# polymeric sand for pea stone walkway?



## fixitmom (Oct 25, 2007)

I had some landscapers prep for my walkway last year. I asked them to get it ready for me to put down my stones. The cut down the sides and compacted "A gravel" at the bottom, but nothing more. I am reusing slate pavers that used to be my front porch for the walkway, but it only covers about 1/3 of it. I spaced them to be stepping stones, but on top of only the compacted gravel base some are wobbly.

I think I'll be putting down landscape fabric on top of the compacted gravel base, then sand to level the stepping stones, and pea stone to fill in between the stones. Here's the real question, would it make any sense to put down a thin layer of polymeric sand before the pea stone? I want some way to lock at least the bottom layer in place so they don't shift as much. 
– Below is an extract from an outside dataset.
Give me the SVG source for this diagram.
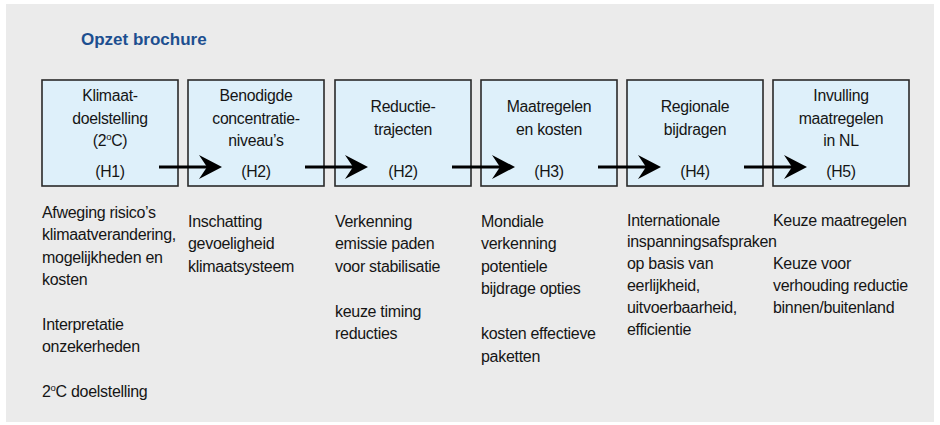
<svg xmlns="http://www.w3.org/2000/svg" width="940" height="425" viewBox="0 0 940 425">
<defs>
<style>
.bg{fill:#ebebeb}
.box{fill:#def0fa;stroke:#2a2a2a;stroke-width:1.6}
.t{font-family:"Liberation Sans",Arial,sans-serif;font-size:15.8px;letter-spacing:-0.3px;fill:#151515}
.c{text-anchor:middle}
.d{font-family:"Liberation Sans",Arial,sans-serif;font-size:16px;letter-spacing:-0.3px;fill:#151515}
.title{font-family:"Liberation Sans",Arial,sans-serif;font-size:17px;font-weight:bold;fill:#1d4f90}
.conn{stroke:#000;stroke-width:3;fill:none;marker-end:url(#ah)}
</style>
<marker id="ah" markerUnits="userSpaceOnUse" markerWidth="24" markerHeight="25" refX="8" refY="12" orient="auto" overflow="visible">
<path d="M0,0 L23,12 L0,24 L8,12 Z" fill="#000"/>
</marker>
</defs>
<rect class="bg" x="6" y="4" width="928" height="418"/>
<text class="title" x="81" y="45">Opzet brochure</text>

<g id="n1">
<rect class="box" x="42" y="80" width="136" height="106"/>
<text class="t c" x="110" y="101">Klimaat-</text>
<text class="t c" x="110" y="123.5">doelstelling</text>
<text class="t c" x="110" y="146">(2<tspan font-size="9.5" dy="-6">o</tspan><tspan dy="6">C)</tspan></text>
<text class="t c" x="110" y="177">(H1)</text>
</g>
<g id="n2">
<rect class="box" x="188" y="80" width="136" height="106"/>
<text class="t c" x="256" y="101">Benodigde</text>
<text class="t c" x="256" y="123.5">concentratie-</text>
<text class="t c" x="256" y="146">niveau’s</text>
<text class="t c" x="256" y="177">(H2)</text>
</g>
<g id="n3">
<rect class="box" x="335" y="80" width="136" height="106"/>
<text class="t c" x="403" y="112">Reductie-</text>
<text class="t c" x="403" y="134.5">trajecten</text>
<text class="t c" x="403" y="177">(H2)</text>
</g>
<g id="n4">
<rect class="box" x="481" y="80" width="136" height="106"/>
<text class="t c" x="549" y="112">Maatregelen</text>
<text class="t c" x="549" y="134.5">en kosten</text>
<text class="t c" x="549" y="177">(H3)</text>
</g>
<g id="n5">
<rect class="box" x="627" y="80" width="136" height="106"/>
<text class="t c" x="695" y="112">Regionale</text>
<text class="t c" x="695" y="134.5">bijdragen</text>
<text class="t c" x="695" y="177">(H4)</text>
</g>
<g id="n6">
<rect class="box" x="773" y="80" width="136" height="106"/>
<text class="t c" x="841" y="101">Invulling</text>
<text class="t c" x="841" y="123.5">maatregelen</text>
<text class="t c" x="841" y="146">in NL</text>
<text class="t c" x="841" y="177">(H5)</text>
</g>

<g id="connectors">
<path class="conn" d="M159,167 H207"/>
<path class="conn" d="M305,167 H353"/>
<path class="conn" d="M452,167 H500"/>
<path class="conn" d="M598,167 H646"/>
<path class="conn" d="M744,167 H792"/>
</g>

<g id="desc1">
<text class="d" x="42" y="218">Afweging risico’s</text>
<text class="d" x="42" y="240.4">klimaatverandering,</text>
<text class="d" x="42" y="262.8">mogelijkheden en</text>
<text class="d" x="42" y="285.2">kosten</text>
<text class="d" x="42" y="330">Interpretatie</text>
<text class="d" x="42" y="352.4">onzekerheden</text>
<text class="d" x="42" y="397.2">2<tspan font-size="9.5" dy="-6">o</tspan><tspan dy="6">C doelstelling</tspan></text>
</g>
<g id="desc2">
<text class="d" x="188" y="226.5">Inschatting</text>
<text class="d" x="188" y="249">gevoeligheid</text>
<text class="d" x="188" y="271.5">klimaatsysteem</text>
</g>
<g id="desc3">
<text class="d" x="335" y="226.5">Verkenning</text>
<text class="d" x="335" y="249">emissie paden</text>
<text class="d" x="335" y="271.5">voor stabilisatie</text>
<text class="d" x="335" y="316.5">keuze timing</text>
<text class="d" x="335" y="339">reducties</text>
</g>
<g id="desc4">
<text class="d" x="481" y="226.5">Mondiale</text>
<text class="d" x="481" y="249">verkenning</text>
<text class="d" x="481" y="271.5">potentiele</text>
<text class="d" x="481" y="294">bijdrage opties</text>
<text class="d" x="481" y="339">kosten effectieve</text>
<text class="d" x="481" y="361.5">paketten</text>
</g>
<g id="desc5">
<text class="d" x="627" y="225.5">Internationale</text>
<text class="d" x="627" y="247.4">inspanningsafspraken</text>
<text class="d" x="627" y="269.3">op basis van</text>
<text class="d" x="627" y="291.2">eerlijkheid,</text>
<text class="d" x="627" y="313.1">uitvoerbaarheid,</text>
<text class="d" x="627" y="335">efficientie</text>
</g>
<g id="desc6">
<text class="d" x="773" y="225.5">Keuze maatregelen</text>
<text class="d" x="773" y="269.3">Keuze voor</text>
<text class="d" x="773" y="291.2">verhouding reductie</text>
<text class="d" x="773" y="313.1">binnen/buitenland</text>
</g>
</svg>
Any input out there on this one?
thanks


----------



## concretemasonry (Oct 10, 2006)

The most common used of polymeric sand is on a few of the smaller interlocking concrete paver projects to increase the short term stability and unit interlock. If it deteriorates, it can always be supplemented with the traditional fine sand to insure the strength and stability of the pavement.

I don't know if it is/was developed for pavers with wider joints that have far more moisture penetration. Since it may not be as permanent at the other materials, I would be hesitant to use it for your proposed use unless I saw something specific in writing.

Dick


----------